- _WHAT IS BEING ASKED_:
Only the lines from the start of the data through the line containing "const arrowFrom = 900, arrowTo = 23600;" should be written out, exactly as they are, with both ends included and the pictures left out.
* * *
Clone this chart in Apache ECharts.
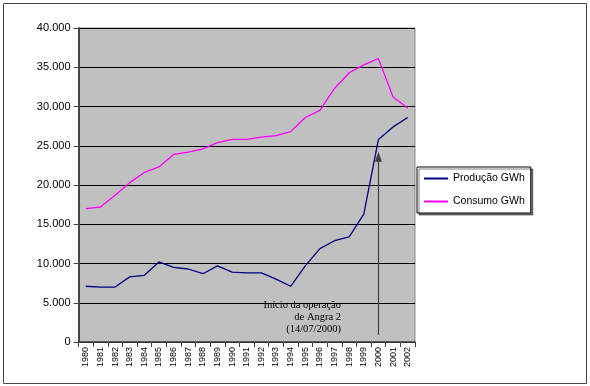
<!DOCTYPE html>
<html><head><meta charset="utf-8">
<script src="https://cdn.jsdelivr.net/npm/echarts@6/dist/echarts.min.js"></script>
<style>html,body{margin:0;padding:0;background:#fff}#c{width:590px;height:386px}</style>
</head><body><div id="c"></div>
<script>
const years = ['1980','1981','1982','1983','1984','1985','1986','1987','1988','1989','1990','1991','1992','1993','1994','1995','1996','1997','1998','1999','2000','2001','2002'];
const producao = [7100,7000,7000,8300,8500,10200,9500,9300,8700,9700,8900,8800,8800,8000,7100,9700,11900,12900,13400,16300,25800,27400,28600];
const consumo = [17000,17200,18700,20300,21600,22300,23900,24200,24600,25400,25800,25800,26100,26300,26800,28600,29500,32300,34300,35300,36100,31200,29800];
const yTicks = {min:0, max:40000, interval:5000};
const annotationLines = ['Início da operação','de Angra 2','(14/07/2000)'];
const arrowFrom = 900, arrowTo = 23600;

const chart = echarts.init(document.getElementById('c'), null, {renderer:'canvas'});
const fmt = v => v === 0 ? '0' : String(v).replace(/\B(?=(\d{3})+(?!\d))/g, '.');
chart.setOption({
  animation:false,
  grid:{left:78.5, top:28, right:175, bottom:44, show:true, backgroundColor:'#c0c0c0', borderColor:'#888', borderWidth:1},
  legend:{
    orient:'vertical', left:417, top:167, itemWidth:24, itemHeight:2, itemGap:12, icon:'rect',
    padding:[6,6,6,7], borderColor:'#000', borderWidth:1, backgroundColor:'#fff',
    shadowColor:'rgba(0,0,0,0.5)', shadowOffsetX:2, shadowOffsetY:2, shadowBlur:0,
    textStyle:{fontFamily:'Arial, Liberation Sans', fontSize:10.5, color:'#000'},
    data:['Produção GWh','Consumo GWh']
  },
  xAxis:{
    type:'category', data:years, boundaryGap:true,
    axisLine:{lineStyle:{color:'#444', width:1.5}},
    axisTick:{show:true, interval:0, length:5, lineStyle:{color:'#444'}},
    axisLabel:{interval:0, rotate:90, fontSize:9, fontFamily:'Arial, Liberation Sans', color:'#000', margin:5},
    splitLine:{show:false}
  },
  yAxis:{
    type:'value', min:yTicks.min, max:yTicks.max, interval:yTicks.interval,
    axisLine:{show:true, lineStyle:{color:'#444', width:2}},
    axisTick:{show:true, length:5, lineStyle:{color:'#444'}},
    axisLabel:{formatter:fmt, fontSize:11, fontFamily:'Arial, Liberation Sans', color:'#000', margin:8},
    splitLine:{show:true, lineStyle:{color:'#000', width:1}}
  },
  series:[
    {name:'Produção GWh', type:'line', data:producao, symbol:'none', lineStyle:{color:'#000080', width:1.3}, itemStyle:{color:'#000080'},
     markLine:{silent:true, symbol:['none','triangle'], symbolSize:[7,10], label:{show:false},
       lineStyle:{color:'#404040', width:1.2, type:'solid'},
       data:[[{coord:['2000', arrowFrom]},{coord:['2000', arrowTo]}]]}},
    {name:'Consumo GWh', type:'line', data:consumo, symbol:'none', lineStyle:{color:'#ff00ff', width:1.3}, itemStyle:{color:'#ff00ff'}}
  ],
  graphic:[
    {type:'rect', shape:{x:3.5, y:3.5, width:583, height:380}, style:{fill:'none', stroke:'#444', lineWidth:1}, silent:true},
    {type:'text', x:341, y:299, style:{text:annotationLines.join('\n'), font:'10.5px "Liberation Serif", "Times New Roman", serif', fill:'#000', align:'right', verticalAlign:'top', lineHeight:12}}
  ]
});
</script></body></html>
* * *
- _IN RESPONSE_:
Clone this chart in Apache ECharts.
<!DOCTYPE html>
<html><head><meta charset="utf-8">
<script src="https://cdn.jsdelivr.net/npm/echarts@6/dist/echarts.min.js"></script>
<style>html,body{margin:0;padding:0;background:#fff}#c{width:590px;height:386px}</style>
</head><body><div id="c"></div>
<script>
const years = ['1980','1981','1982','1983','1984','1985','1986','1987','1988','1989','1990','1991','1992','1993','1994','1995','1996','1997','1998','1999','2000','2001','2002'];
const producao = [7100,7000,7000,8300,8500,10200,9500,9300,8700,9700,8900,8800,8800,8000,7100,9700,11900,12900,13400,16300,25800,27400,28600];
const consumo = [17000,17200,18700,20300,21600,22300,23900,24200,24600,25400,25800,25800,26100,26300,26800,28600,29500,32300,34300,35300,36100,31200,29800];
const yTicks = {min:0, max:40000, interval:5000};
const annotationLines = ['Início da operação','de Angra 2','(14/07/2000)'];
const arrowFrom = 900, arrowTo = 23600;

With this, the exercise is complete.